For too many marketers, email revenue per subscriber is not growing, and more and more subscribers are simply ignoring our messages. Do not ignore that reality if you need the email channel to drive predictable, optimal results.

No question. Email is the highest ROI channel by far. Email marketing returns $57.25 for every dollar spent, more than 150% greater than the ROI for non-email online marketing (DMA, 2007).

Honestly, however, most email marketing today is pretty terrible. It's irrelevant, poorly timed, creatively uninteresting, and completely generic. The vast majority of us still follow a batch-and-blast broadcast approach that will never make our email messages relevant to most of our subscribers most of the time.

Consider that if we can earn a nearly $60 ROI by creating email programs that are compelling to just a few subscribers, just occasionally... imagine what we could do if we actually optimized our programs.
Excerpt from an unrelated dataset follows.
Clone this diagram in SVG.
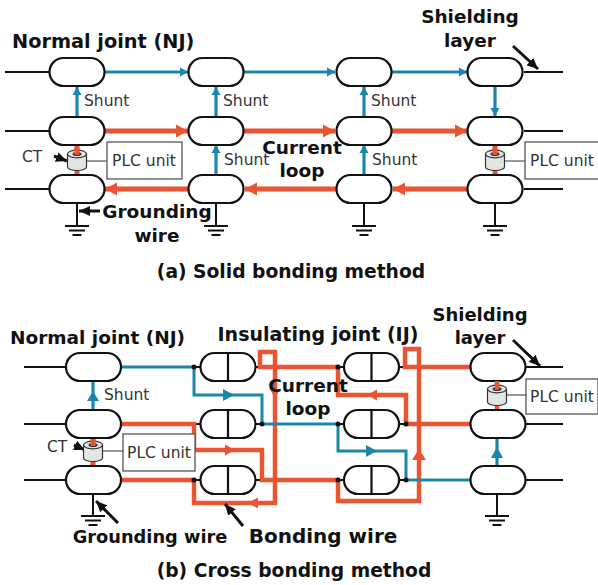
<svg xmlns="http://www.w3.org/2000/svg" width="598" height="585" viewBox="0 0 598 585">
<style>
text{font-family:"DejaVu Sans","Liberation Sans",sans-serif;fill:#111}
.b{font-weight:bold;font-size:18.5px}
.cap{font-weight:bold;font-size:18.7px}
.s{font-size:15.5px;fill:#333}
.nj{fill:#fff;stroke:#111;stroke-width:2.2}
.k{fill:none;stroke:#111;stroke-width:2}
.o{fill:none;stroke:#E95432;stroke-linejoin:miter}
.bl{fill:none;stroke:#1A86AD}
.fo{fill:#E95432}
.fb{fill:#1A86AD}
.pl{fill:#fff;stroke:#555;stroke-width:1.3}
.ln{stroke:#777;stroke-width:1.3;fill:none}
.ar{stroke:#111;stroke-width:3;fill:none}
</style>
<defs>
<rect id="nj" class="nj" x="-27.5" y="-14" width="55" height="28" rx="14" ry="14"/>
<g id="ij"><rect class="nj" x="-27.5" y="-14" width="55" height="28" rx="14" ry="14"/><line x1="0" y1="-14" x2="0" y2="14" stroke="#111" stroke-width="2.2"/></g>
<g id="gnd" fill="none" stroke="#111" stroke-width="2"><line x1="-12" x2="12" y1="0" y2="0"/><line x1="-8" x2="8" y1="4.500" y2="4.500"/><line x1="-4.500" x2="4.500" y1="9" y2="9"/></g>
<g id="ct"><path d="M-9.5,-6 V7 A9.5,3.5 0 0 0 9.5,7 V-6 Z" fill="#E3E5E3" stroke="#333" stroke-width="1.2"/><ellipse cx="0" cy="-6" rx="9.5" ry="3.8" fill="#E3E5E3" stroke="#333" stroke-width="1.2"/><ellipse cx="0" cy="-6" rx="4.5" ry="2" fill="#333"/></g>
<marker id="aO" markerUnits="userSpaceOnUse" markerWidth="14" markerHeight="14" refX="13" refY="7" orient="auto"><path d="M1,0.500 L13,7 L1,13.500 Z" fill="#E95432"/></marker>
<marker id="aB" markerUnits="userSpaceOnUse" markerWidth="10" markerHeight="10" refX="9" refY="5" orient="auto"><path d="M1,0.500 L9,5 L1,9.500 Z" fill="#1A86AD"/></marker>
<marker id="aK" markerUnits="userSpaceOnUse" markerWidth="12" markerHeight="10" refX="11" refY="5" orient="auto"><path d="M0,0 L11,5 L0,10 Z" fill="#111"/></marker>
</defs>
<g id="connectors-a">
<path class="k" d="M5,72H49M5,131H49M5,189H49M524,72H563M524,131H563M524,189H563"/>
<path class="k" d="M77,203V226M216,203V226M364,203V226M495,203V226"/>
<g stroke-width="3.2" class="bl"><path d="M104,72H188" marker-end="url(#aB)"/><path d="M244,72H335" marker-end="url(#aB)"/><path d="M392,72H467" marker-end="url(#aB)"/>
<path d="M77,117V87" marker-end="url(#aB)"/><path d="M216,117V87" marker-end="url(#aB)"/><path d="M364,116V87" marker-end="url(#aB)"/><path d="M495,86V116" marker-end="url(#aB)"/>
<path d="M216,175V145" marker-end="url(#aB)"/><path d="M364,175V145" marker-end="url(#aB)"/></g>
<g stroke-width="5" class="o"><path d="M103,131H188" marker-end="url(#aO)"/><path d="M244,131H335" marker-end="url(#aO)"/><path d="M392,131H467" marker-end="url(#aO)"/>
<path d="M190,189H105" marker-end="url(#aO)"/><path d="M336,189H245" marker-end="url(#aO)"/><path d="M467,189H393" marker-end="url(#aO)"/>
<path d="M77,145V178"/><path d="M495,145V178"/></g>
<path class="ln" d="M86,161H107M505,161H525"/>
<path class="ar" d="M100,211H79" marker-end="url(#aK)" stroke-width="2.5"/>
<path class="ar" d="M54,156L67,161" marker-end="url(#aK)" stroke-width="2"/>
<path class="ar" d="M513,46L538,69" marker-end="url(#aK)"/>
</g>
<g id="nj-a1"><use href="#nj" x="77" y="72"/></g>
<g id="nj-a2"><use href="#nj" x="216" y="72"/></g>
<g id="nj-a3"><use href="#nj" x="364" y="72"/></g>
<g id="nj-a4"><use href="#nj" x="495" y="72"/></g>
<g id="nj-a5"><use href="#nj" x="77" y="131"/></g>
<g id="nj-a6"><use href="#nj" x="216" y="131"/></g>
<g id="nj-a7"><use href="#nj" x="364" y="131"/></g>
<g id="nj-a8"><use href="#nj" x="495" y="131"/></g>
<g id="nj-a9"><use href="#nj" x="77" y="189"/></g>
<g id="nj-a10"><use href="#nj" x="216" y="189"/></g>
<g id="nj-a11"><use href="#nj" x="364" y="189"/></g>
<g id="nj-a12"><use href="#nj" x="495" y="189"/></g>
<g id="gnd-a"><use href="#gnd" x="77" y="226"/><use href="#gnd" x="216" y="226"/><use href="#gnd" x="364" y="226"/><use href="#gnd" x="495" y="226"/></g>
<g id="ct-a1"><use href="#ct" x="77" y="160"/><path d="M77,148V155" class="o" stroke-width="5"/></g>
<g id="ct-a2"><use href="#ct" x="495" y="160"/><path d="M495,148V155" class="o" stroke-width="5"/></g>
<g id="plc-a1"><rect class="pl" x="107" y="142" width="75" height="37"/><text class="s" x="144" y="166" text-anchor="middle">PLC unit</text></g>
<g id="plc-a2"><rect class="pl" x="525" y="142" width="74" height="37"/><text class="s" x="562" y="166" text-anchor="middle">PLC unit</text></g>
<g id="labels-a">
<text class="b" x="12" y="48" style="font-size:19.3px">Normal joint (NJ)</text>
<text class="b" x="470" y="23" text-anchor="middle">Shielding</text>
<text class="b" x="470" y="47" text-anchor="middle">layer</text>
<text class="s" x="84" y="106">Shunt</text><text class="s" x="223" y="106">Shunt</text><text class="s" x="371" y="106">Shunt</text>
<text class="s" x="224" y="165">Shunt</text><text class="s" x="372" y="165">Shunt</text>
<text class="s" x="22" y="162">CT</text>
<text class="b" x="302" y="154" text-anchor="middle">Current</text>
<text class="b" x="302" y="177" text-anchor="middle">loop</text>
<text class="b" x="157" y="218" text-anchor="middle">Grounding</text>
<text class="b" x="157" y="242" text-anchor="middle">wire</text>
<text class="cap" x="291" y="278" text-anchor="middle">(a) Solid bonding method</text>
</g>
<g id="connectors-b">
<path class="k" d="M24,367H67M24,424H67M24,480H67M525,367H563M525,424H563M525,480H563"/>
<path class="k" d="M93,494V516M497,494V516"/>
<path class="k" d="M194,367H201M194,424H201M194,480H201M255,367H262M255,424H262M255,480H262M338,367H344M338,424H344M338,480H344M399,367H406M399,424H406M399,480H406"/>
<g class="o" stroke-width="4.500"><path d="M120,424H194V450H262V480H338V501H419V349H405V367H471"/>
<path d="M120,480H194V503H275V352H260V367H338V395H406V424H471"/></g>
<g class="bl" stroke-width="3"><path d="M120,367H194V395H262V424H338V451H406V480H471"/></g>
<path class="bl" stroke-width="3.200" d="M93,411V381"/>
<path class="o" stroke-width="5" d="M93,437V469"/>
<path class="o" stroke-width="4.500" d="M497,381V410"/>
<path class="bl" stroke-width="3.200" d="M497,467V437"/>
<path class="fb" d="M491,458L497,447L503,458Z"/>
<path class="fb" d="M87,401L93,391L99,401Z"/>
<path class="fb" d="M223,389L234,395L223,401Z"/><path class="fb" d="M366,445L377,451L366,457Z"/>
<path class="fo" d="M225,444.500L235,450L225,455.500Z"/><path class="fo" d="M275,399L270,389H280Z"/><path class="fo" d="M258,497.500L248,503L258,508.500Z"/><path class="fo" d="M377,389.500L367,395L377,400.500Z"/><path class="fo" d="M419,449L412,460H426Z"/>
<g fill="#111"><circle cx="194" cy="367" r="2.5"/><circle cx="194" cy="480" r="2.5"/><circle cx="262" cy="424" r="2.5"/><circle cx="338" cy="367" r="2.5"/><circle cx="338" cy="424" r="2.5"/><circle cx="338" cy="480" r="2.5"/><circle cx="406" cy="424" r="2.5"/><circle cx="406" cy="480" r="2.5"/></g>
<path class="ln" d="M102,451H123M505,395H526"/>
<path class="ar" d="M74,445L85,450" marker-end="url(#aK)" stroke-width="2"/>
<path class="ar" d="M118,523L96,501" marker-end="url(#aK)"/>
<path class="ar" d="M243,526L225,504" marker-end="url(#aK)"/>
<path class="ar" d="M513,340L540,366" marker-end="url(#aK)"/>
</g>
<g id="nj-b1"><use href="#nj" x="93.500" y="367"/></g>
<g id="nj-b2"><use href="#nj" x="93.500" y="424"/></g>
<g id="nj-b3"><use href="#nj" x="93.500" y="480"/></g>
<g id="ij-b1"><use href="#ij" x="228" y="367"/></g>
<g id="ij-b2"><use href="#ij" x="228" y="424"/></g>
<g id="ij-b3"><use href="#ij" x="228" y="480"/></g>
<g id="ij-b4"><use href="#ij" x="371.500" y="367"/></g>
<g id="ij-b5"><use href="#ij" x="371.500" y="424"/></g>
<g id="ij-b6"><use href="#ij" x="371.500" y="480"/></g>
<g id="nj-b4"><use href="#nj" x="498" y="367"/></g>
<g id="nj-b5"><use href="#nj" x="498" y="424"/></g>
<g id="nj-b6"><use href="#nj" x="498" y="480"/></g>
<g id="gnd-b"><use href="#gnd" x="93" y="516"/><use href="#gnd" x="497" y="516"/></g>
<g id="ct-b1"><use href="#ct" x="93" y="451"/><path d="M93,439V446" class="o" stroke-width="5"/></g>
<g id="ct-b2"><use href="#ct" x="497" y="395"/><path d="M497,381V390" class="o" stroke-width="4.500"/></g>
<g id="plc-b1"><rect class="pl" x="123" y="434" width="72" height="37"/><text class="s" x="159" y="458" text-anchor="middle">PLC unit</text></g>
<g id="plc-b2"><rect class="pl" x="526" y="379" width="72" height="35"/><text class="s" x="562" y="402" text-anchor="middle">PLC unit</text></g>
<g id="labels-b">
<text class="b" x="10" y="344">Normal joint (NJ)</text>
<text class="b" x="318" y="341" text-anchor="middle" style="font-size:19px">Insulating joint (IJ)</text>
<text class="b" x="480" y="321" text-anchor="middle" style="font-size:18px">Shielding</text>
<text class="b" x="480" y="344" text-anchor="middle" style="font-size:18px">layer</text>
<text class="s" x="104" y="400">Shunt</text>
<text class="s" x="47" y="452">CT</text>
<text class="b" x="308" y="392" text-anchor="middle">Current</text>
<text class="b" x="308" y="415" text-anchor="middle">loop</text>
<text class="b" x="150" y="543" text-anchor="middle" style="font-size:17.8px">Grounding wire</text>
<text class="b" x="323" y="543" text-anchor="middle" style="font-size:20px">Bonding wire</text>
<text class="cap" x="294" y="577" text-anchor="middle">(b) Cross bonding method</text>
</g>
</svg>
Your true email ROI isn't captured by averages. It's misleading to think about email's contribution without factoring in the risks of batch and blast, which include higher spam complaints and diminished deliverability, list churn and inattentive customers, brand damage and lost future revenue through continued irrelevancy.

Here's the challenge. We send out a message, we get revenue. That's good! But that isn't the end of the story. Sending out messages that are irrelevant to most of your file has other costs. Look at your unsubscribe rate. Check the complaint rate (subscribers clicking the "this is spam" button). Both will rise when you send irrelevant or too frequent messages.

The cost to replace those subscribers and maintain your file integrity will cut into that incremental boost. Plus, in every case we've seen, the non-responder rate (subscribers with no opens or clicks) also goes up dramatically.